> _WHAT IS BEING ASKED_
Starting at the first line of the listing below, repeat each line exactly until the line containing "UV + VIS curve'];", which you include. Leave out pictures.

> _INFORMATION SUPPLIED_
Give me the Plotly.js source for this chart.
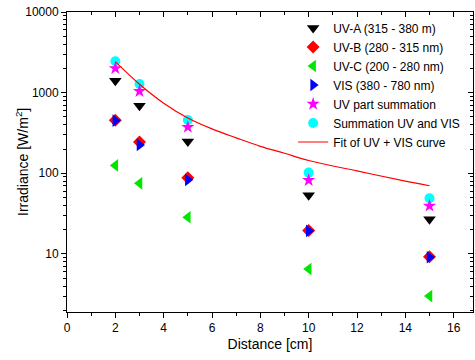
<!DOCTYPE html>
<html>
<head>
<meta charset="utf-8">
<script src="https://cdn.plot.ly/plotly-3.0.1.min.js"></script>
<style>html,body{margin:0;padding:0;background:#fff;}#chart{width:475px;height:360px;}</style>
</head>
<body>
<div id="chart"></div>
<script>
// Distances [cm]
var distance = [2, 3, 5, 10, 15];
// Irradiance values [W/m^2]
var uvA = [1400, 690, 247, 53.5, 27];
var uvB = [455, 245, 88, 19.5, 9.2];
var uvC = [125, 75, 28.5, 6.5, 3.0];
var vis = [450, 225, 83, 19.3, 9.1];
var uvSum = [2000, 1040, 373, 82, 39.5];
var totalSum = [2450, 1280, 459, 102, 49];
// Fit curve
var fitX = [2, 3, 4, 5, 6, 7, 8, 9, 10, 12, 14, 15];
var fitY = [2420, 1270, 740, 485, 355, 275, 216, 177, 144, 107, 80, 70];

var legendNames = ['UV-A (315 - 380 m)', 'UV-B (280 - 315 nm)', 'UV-C (200 - 280 nm)',
  'VIS (380 - 780 nm)', 'UV part summation', 'Summation UV and VIS', 'Fit of UV + VIS curve'];

var traces = [
  {x: distance, y: uvA, name: legendNames[0], mode: 'markers', legendrank: 1,
   marker: {symbol: 'triangle-down', size: 11, color: '#000000'}},
  {x: distance, y: uvB, name: legendNames[1], mode: 'markers', legendrank: 2,
   marker: {symbol: 'diamond', size: 10, color: '#ff0000'}},
  {x: distance, y: uvC, name: legendNames[2], mode: 'markers', legendrank: 3,
   marker: {symbol: 'triangle-left', size: 11, color: '#00e600'}},
  {x: distance, y: vis, name: legendNames[3], mode: 'markers', legendrank: 4,
   marker: {symbol: 'triangle-right', size: 11, color: '#0000ff'}},
  {x: distance, y: totalSum, name: legendNames[5], mode: 'markers', legendrank: 6,
   marker: {symbol: 'circle', size: 10, color: '#00ffff'}},
  {x: distance, y: uvSum, name: legendNames[4], mode: 'markers', legendrank: 5,
   marker: {symbol: 'star', size: 10, color: '#ff00ff'}},
  {x: fitX, y: fitY, name: legendNames[6], mode: 'lines', legendrank: 7,
   line: {color: '#ff0000', width: 1.2, shape: 'spline'}}
];

var minorLog = [];
[1, 10, 100, 1000].forEach(function (d) {
  for (var k = 2; k <= 9; k++) minorLog.push(k * d);
});

var fontFam = '"Liberation Sans", Arial, sans-serif';
var xr = [0, 16.8];
var yr = [0.28, 4];

var layout = {
  width: 475, height: 360,
  margin: {l: 67, r: 2, t: 12, b: 48},
  paper_bgcolor: '#ffffff', plot_bgcolor: '#ffffff',
  font: {family: fontFam, size: 12, color: '#000000'},
  showlegend: true,
  legend: {x: 0.557, y: 0.995,
    xanchor: 'left', yanchor: 'top', bgcolor: 'rgba(0,0,0,0)',
    font: {family: fontFam, size: 12, color: '#000000'}},
  xaxis: {range: xr, dtick: 2, tick0: 0, ticks: 'outside', ticklen: 5, tickcolor: '#000',
    showline: true, linecolor: '#000', linewidth: 1, showgrid: false, zeroline: false,
    minor: {dtick: 1, ticks: 'outside', ticklen: 3, tickcolor: '#000'},
    tickfont: {size: 12, color: '#000'},
    title: {text: 'Distance [cm]', font: {size: 14, color: '#000'}, standoff: 4}},
  xaxis2: {range: xr, overlaying: 'x', side: 'top', dtick: 2, tick0: 0, ticks: 'inside',
    ticklen: 5, tickcolor: '#000', showline: true, linecolor: '#000', linewidth: 1,
    showgrid: false, zeroline: false, showticklabels: false,
    minor: {dtick: 1, ticks: 'inside', ticklen: 3, tickcolor: '#000'}},
  yaxis: {type: 'log', range: yr, tickmode: 'array', tickvals: [10, 100, 1000, 10000],
    ticktext: ['10', '100', '1000', '10000'], ticks: 'outside', ticklen: 5, tickcolor: '#000',
    showline: true, linecolor: '#000', linewidth: 1, showgrid: false, zeroline: false,
    minor: {tickmode: 'array', tickvals: minorLog, ticks: 'outside', ticklen: 3, tickcolor: '#000'},
    tickfont: {size: 12, color: '#000'}},
  yaxis2: {type: 'log', range: yr, overlaying: 'y', side: 'right', tickmode: 'array',
    tickvals: [10, 100, 1000, 10000], ticks: 'inside', ticklen: 5, tickcolor: '#000',
    showline: true, linecolor: '#000', linewidth: 1, showgrid: false, zeroline: false,
    showticklabels: false,
    minor: {tickmode: 'array', tickvals: minorLog, ticks: 'inside', ticklen: 3, tickcolor: '#000'}},
  annotations: [{text: 'Irradiance [W/m<sup>2</sup>]', textangle: -90, showarrow: false,
    xref: 'paper', yref: 'paper', x: -0.111, y: 0.5, xanchor: 'center', yanchor: 'middle',
    font: {family: fontFam, size: 14, color: '#000'}}]
};

traces.push({x: [null], y: [null], xaxis: 'x2', yaxis: 'y2', showlegend: false,
  hoverinfo: 'skip', mode: 'markers'});

Plotly.newPlot('chart', traces, layout, {staticPlot: true, displayModeBar: false});
</script>
</body>
</html>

> _ANSWER FOR THE TASK_
Give me the Plotly.js source for this chart.
<!DOCTYPE html>
<html>
<head>
<meta charset="utf-8">
<script src="https://cdn.plot.ly/plotly-3.0.1.min.js"></script>
<style>html,body{margin:0;padding:0;background:#fff;}#chart{width:475px;height:360px;}</style>
</head>
<body>
<div id="chart"></div>
<script>
// Distances [cm]
var distance = [2, 3, 5, 10, 15];
// Irradiance values [W/m^2]
var uvA = [1400, 690, 247, 53.5, 27];
var uvB = [455, 245, 88, 19.5, 9.2];
var uvC = [125, 75, 28.5, 6.5, 3.0];
var vis = [450, 225, 83, 19.3, 9.1];
var uvSum = [2000, 1040, 373, 82, 39.5];
var totalSum = [2450, 1280, 459, 102, 49];
// Fit curve
var fitX = [2, 3, 4, 5, 6, 7, 8, 9, 10, 12, 14, 15];
var fitY = [2420, 1270, 740, 485, 355, 275, 216, 177, 144, 107, 80, 70];

var legendNames = ['UV-A (315 - 380 m)', 'UV-B (280 - 315 nm)', 'UV-C (200 - 280 nm)',
  'VIS (380 - 780 nm)', 'UV part summation', 'Summation UV and VIS', 'Fit of UV + VIS curve'];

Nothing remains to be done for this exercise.